7.3 Choosing the right lawyer in Morocco
Choose counsel familiar with commercial courts and company disputes, not just general civil practice. A partner dispute may require urgent summary proceedings, accounting analysis, corporate law arguments, and settlement negotiation all at once. Geography also matters. If the company is in Casablanca, use someone used to that court’s rhythm. Depending on your location, you may look for an avocat droit des sociétés Casablanca, an avocat droit des sociétés Rabat, an avocat droit des sociétés Fès, an avocat droit commercial Marrakech, or an avocat Tanger droit commercial.
Ask direct questions: How many partner disputes have you handled? How often do you request judicial expertise? Have you obtained appointment of a temporary administrator? What is your view on settlement versus litigation in my file? A real specialist will answer concretely, not vaguely.
7.4 A realistic budget
For a standard first-instance corporate dispute, budget roughly 15,000 to 80,000 MAD in legal fees, plus court tax, service costs, and possibly 10,000 to 50,000 MAD for judicial expertise. Appeal adds more. Clients should also budget for time away from business. That hidden cost is substantial and often ignored.
7.5 A realistic timeline
Mediation can produce a result in 1 to 3 months. Urgent summary proceedings may yield an order in a few days to a few weeks depending on urgency and service. A full action on the merits before the Commercial Court often takes 12 to 24 months.

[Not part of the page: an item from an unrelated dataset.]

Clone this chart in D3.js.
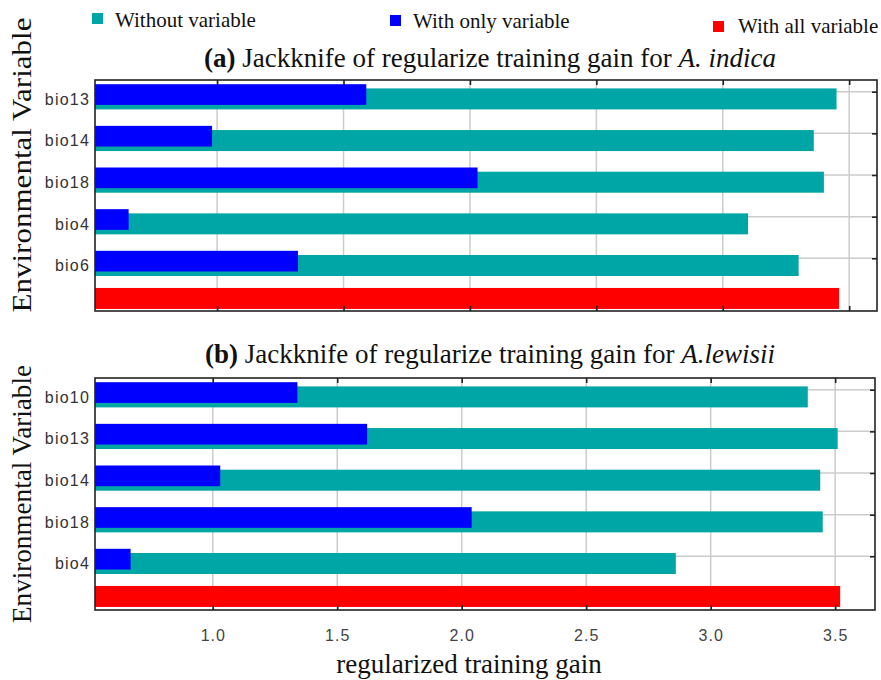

Appeal may add 12 to 18 months. This is why preserving the company during litigation is often as important as winning the case itself.
Conclusion: the best partner dispute is the one prevented early
If there is one lesson to draw from Moroccan practice, and from cautionary stories such as the Africa Morocco Links / Jobson affair, it is this: business conflict is not exceptional. It is predictable. The law offers remedies — mediation, arbitration, nullity actions, manager liability claims, judicial expertise, emergency administration, and ultimately dissolution. But none of these remedies is painless.
The order of priority is usually the right one: amicable first, judicial second, dissolution last. Not because courts are weak. They are necessary. But because once a company dispute enters hard litigation, value is destroyed quickly. Clients pay in legal fees, delay, stress, and lost business opportunity.
What prevents many of these disasters is not brilliance in court. It is careful drafting at the beginning: solid articles, a real shareholders’ agreement, information rights, deadlock mechanisms, valuation clauses, exclusion rules, mediation clauses, and clear governance architecture. A good contract will not create trust. But when trust fails, it will save time, money, and sometimes the company itself.
As I often tell clients, the law is a tool, not a guarantee. The best contract is still a healthy relationship between associates. But if that relationship breaks, Moroccan law does provide serious remedies — provided you move early, document everything, and choose a strategy grounded in the reality of the courts, not in wishful thinking.